---------- RAW DATA

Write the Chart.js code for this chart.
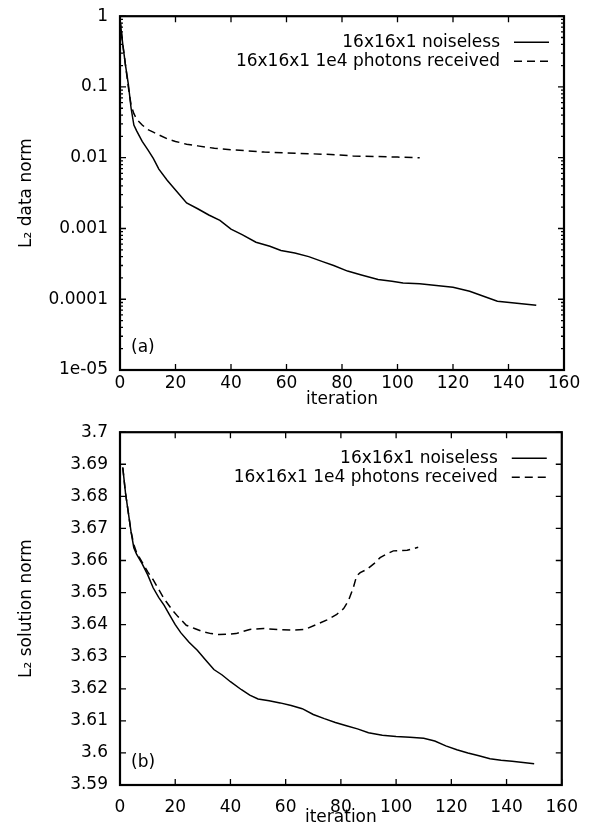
<!DOCTYPE html>
<html>
  <head>
    <meta charset="UTF-8">
    <title>L2 norms vs iteration</title>
    <script src="https://cdn.jsdelivr.net/npm/chart.js"></script>
    <style>
      body { margin: 0; background: #fff; overflow: hidden; }
      .panel { position: absolute; left: 0; }
    </style>
  </head>

  <body>
    <div class="panel" style="top:-6px"><canvas id="dataNorm" width="590" height="421"></canvas></div>
    <div class="panel" style="top:410px"><canvas id="solNorm" width="590" height="421"></canvas></div>

    <script>
      // legend names
      const seriesNames = ['16x16x1 noiseless', '16x16x1 1e4 photons received'];

      // (a) L2 data norm
      const aCleanIter = [0, 1, 2, 3, 4, 5, 6, 8, 10, 12, 14, 17, 20, 24, 28, 32, 36, 40, 44, 49, 54, 58, 63, 68, 73, 77, 82, 87, 93, 98, 102, 108, 114, 120, 126, 131, 136, 143, 150];
      const aCleanVal = [0.9, 0.4, 0.2, 0.11, 0.05, 0.029, 0.024, 0.017, 0.013, 0.0098, 0.0069, 0.0048, 0.0035, 0.0023, 0.0019, 0.00155, 0.0013, 0.00098, 0.00082, 0.00064, 0.00056, 0.00049, 0.00045, 0.0004, 0.00034, 0.0003, 0.00025, 0.00022, 0.00019, 0.00018, 0.00017, 0.000165, 0.000157, 0.000148, 0.00013, 0.00011, 0.000094, 0.000088, 0.000082];
      const aNoisyIter = [0, 1, 2, 3, 4, 5, 6, 8, 10, 12, 14, 17, 20, 24, 28, 34, 40, 46, 52, 60, 68, 76, 84, 92, 100, 108];
      const aNoisyVal = [0.9, 0.4, 0.2, 0.1, 0.055, 0.042, 0.035, 0.029, 0.025, 0.023, 0.021, 0.0185, 0.017, 0.0155, 0.0147, 0.0136, 0.013, 0.0125, 0.012, 0.0117, 0.0114, 0.0111, 0.0106, 0.0104, 0.0102, 0.01];
      const aYTicks = [1e-5, 1e-4, 1e-3, 1e-2, 1e-1, 1];
      const aYLabels = ['1e-05', '0.0001', '0.001', '0.01', '0.1', '1'];

      // (b) L2 solution norm
      const bCleanIter = [1, 2, 3, 4, 5, 6, 8, 10, 12, 14, 16, 18, 20, 22, 25, 28, 31, 34, 37, 40, 44, 47, 50, 54, 58, 62, 66, 70, 74, 78, 82, 86, 90, 95, 100, 105, 110, 114, 118, 122, 126, 130, 134, 138, 142, 146, 150];
      const bCleanVal = [3.689, 3.681, 3.675, 3.669, 3.664, 3.662, 3.659, 3.6556, 3.6515, 3.6485, 3.646, 3.643, 3.640, 3.6375, 3.6345, 3.632, 3.629, 3.626, 3.6243, 3.6222, 3.6197, 3.618, 3.6168, 3.6163, 3.6156, 3.6148, 3.6138, 3.612, 3.6107, 3.6095, 3.6085, 3.6075, 3.6063, 3.6055, 3.6051, 3.6049, 3.6046, 3.6037, 3.6022, 3.601, 3.600, 3.5991, 3.5982, 3.5977, 3.5974, 3.597, 3.5966];
      const bNoisyIter = [1, 2, 3, 4, 5, 6, 8, 10, 12, 14, 16, 19, 21, 24, 27, 30, 33, 36, 42, 47, 52, 57, 63, 67, 71, 75, 78.5, 81, 82.7, 84.5, 85.7, 87, 89.3, 92, 94.2, 96.5, 99, 104, 108];
      const bNoisyVal = [3.689, 3.681, 3.675, 3.669, 3.665, 3.6625, 3.6595, 3.6565, 3.654, 3.651, 3.648, 3.6445, 3.6425, 3.6398, 3.6388, 3.6378, 3.6372, 3.6369, 3.6372, 3.6385, 3.6388, 3.6385, 3.6383, 3.6385, 3.640, 3.6415, 3.6432, 3.645, 3.6474, 3.6515, 3.6552, 3.6562, 3.6572, 3.659, 3.6609, 3.662, 3.663, 3.6632, 3.6641];
      const bYTicks = [3.59, 3.6, 3.61, 3.62, 3.63, 3.64, 3.65, 3.66, 3.67, 3.68, 3.69, 3.7];
      const bYLabels = ['3.59', '3.6', '3.61', '3.62', '3.63', '3.64', '3.65', '3.66', '3.67', '3.68', '3.69', '3.7'];

      const xTicks = [0, 20, 40, 60, 80, 100, 120, 140, 160];

      const font = { family: 'DejaVu Sans', size: 17 };
      const toPoints = (xs, ys) => xs.map((x, i) => ({ x: x, y: ys[i] }));

      // box, inward ticks, legend and panel tag
      const framePlugin = {
        id: 'frame',
        afterDraw(chart, args, opts) {
          const ctx = chart.ctx;
          const a = chart.chartArea;
          const xs = chart.scales.x, ys = chart.scales.y;
          ctx.save();
          ctx.strokeStyle = '#000';
          ctx.lineWidth = 1.3;
          ctx.beginPath();
          xs.ticks.forEach(t => {
            const px = xs.getPixelForValue(t.value);
            ctx.moveTo(px, a.bottom); ctx.lineTo(px, a.bottom - 6);
            ctx.moveTo(px, a.top); ctx.lineTo(px, a.top + 6);
          });
          ys.ticks.forEach(t => {
            const py = ys.getPixelForValue(t.value);
            ctx.moveTo(a.left, py); ctx.lineTo(a.left + 6, py);
            ctx.moveTo(a.right, py); ctx.lineTo(a.right - 6, py);
          });
          if (opts.minor) {
            ys.ticks.forEach(t => {
              for (let k = 2; k <= 9; k++) {
                const v = t.value * k;
                if (v >= ys.max) continue;
                const py = ys.getPixelForValue(v);
                ctx.moveTo(a.left, py); ctx.lineTo(a.left + 3, py);
                ctx.moveTo(a.right, py); ctx.lineTo(a.right - 3, py);
              }
            });
          }
          ctx.stroke();

          ctx.lineWidth = 2.2;
          ctx.strokeRect(a.left, a.top, a.right - a.left, a.bottom - a.top);

          // legend
          ctx.font = '17px "DejaVu Sans"';
          ctx.fillStyle = '#000';
          ctx.textBaseline = 'middle';
          ctx.textAlign = 'right';
          chart.data.datasets.forEach((ds, i) => {
            const y = a.top + 26 + i * 19;
            ctx.fillText(ds.label, a.right - 64, y);
            ctx.lineWidth = ds.borderWidth;
            ctx.setLineDash(ds.borderDash || []);
            ctx.beginPath();
            ctx.moveTo(a.right - 50, y);
            ctx.lineTo(a.right - 15, y);
            ctx.stroke();
          });
          ctx.setLineDash([]);

          ctx.textAlign = 'left';
          ctx.fillText(opts.tag, a.left + 11, a.bottom - 22);
          ctx.restore();
        }
      };

      function makeChart(id, cfg) {
        return new Chart(document.getElementById(id), {
          type: 'line',
          data: {
            datasets: [{
              label: seriesNames[0],
              data: cfg.clean,
              borderColor: '#000',
              borderWidth: 1.5,
              pointRadius: 0,
              tension: 0
            }, {
              label: seriesNames[1],
              data: cfg.noisy,
              borderColor: '#000',
              borderWidth: 1.5,
              borderDash: [8, 5],
              pointRadius: 0,
              tension: 0
            }]
          },
          options: {
            responsive: false,
            animation: false,
            layout: { padding: cfg.pad },
            plugins: {
              legend: { display: false },
              tooltip: { enabled: false },
              frame: { tag: cfg.tag, minor: cfg.log }
            },
            scales: {
              x: {
                type: 'linear',
                min: 0,
                max: 160,
                afterBuildTicks: s => { s.ticks = xTicks.map(v => ({ value: v })); },
                afterFit: s => { s.height = cfg.xHeight; },
                grid: { display: false, drawTicks: false, tickLength: 0 },
                border: { display: false },
                ticks: { font: font, color: '#000', padding: cfg.xPad, maxRotation: 0, autoSkip: false },
                title: { display: true, text: 'iteration', font: font, color: '#000', padding: { top: 0, bottom: cfg.xTitlePad } }
              },
              y: {
                type: cfg.log ? 'logarithmic' : 'linear',
                min: cfg.yTicks[0],
                max: cfg.yTicks[cfg.yTicks.length - 1],
                afterBuildTicks: s => { s.ticks = cfg.yTicks.map(v => ({ value: v })); },
                afterFit: s => { s.width = 120; },
                grid: { display: false, drawTicks: false, tickLength: 0 },
                border: { display: false },
                ticks: { font: font, color: '#000', padding: 12, autoSkip: false, callback: (v, i) => cfg.yLabels[i] },
                title: { display: true, text: cfg.yTitle, font: font, color: '#000', padding: { top: 16, bottom: 0 } }
              }
            }
          },
          plugins: [framePlugin]
        });
      }

      makeChart('dataNorm', {
        clean: toPoints(aCleanIter, aCleanVal),
        noisy: toPoints(aNoisyIter, aNoisyVal),
        log: true,
        yTicks: aYTicks,
        yLabels: aYLabels,
        yTitle: 'L₂ data norm',
        tag: '(a)',
        pad: { left: 0, right: 26, top: 9, bottom: 5 },
        xHeight: 40,
        xPad: 3,
        xTitlePad: 0
      });

      makeChart('solNorm', {
        clean: toPoints(bCleanIter, bCleanVal),
        noisy: toPoints(bNoisyIter, bNoisyVal),
        log: false,
        yTicks: bYTicks,
        yLabels: bYLabels,
        yTitle: 'L₂ solution norm',
        tag: '(b)',
        pad: { left: 0, right: 24, top: 12, bottom: 0 },
        xHeight: 46,
        xPad: 12,
        xTitlePad: 3
      });
    </script>
  </body>
</html>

--------------------

Restate the material word for word from its first line through the line containing "const seriesNames = ['16x16x1", both included; the pictures do not belong in it.

▶ [RESULT OF THIS EXERCISE]
Write the Chart.js code for this chart.
<!DOCTYPE html>
<html>
  <head>
    <meta charset="UTF-8">
    <title>L2 norms vs iteration</title>
    <script src="https://cdn.jsdelivr.net/npm/chart.js"></script>
    <style>
      body { margin: 0; background: #fff; overflow: hidden; }
      .panel { position: absolute; left: 0; }
    </style>
  </head>

  <body>
    <div class="panel" style="top:-6px"><canvas id="dataNorm" width="590" height="421"></canvas></div>
    <div class="panel" style="top:410px"><canvas id="solNorm" width="590" height="421"></canvas></div>

    <script>
      // legend names
      const seriesNames = ['16x16x1 noiseless', '16x16x1 1e4 photons received'];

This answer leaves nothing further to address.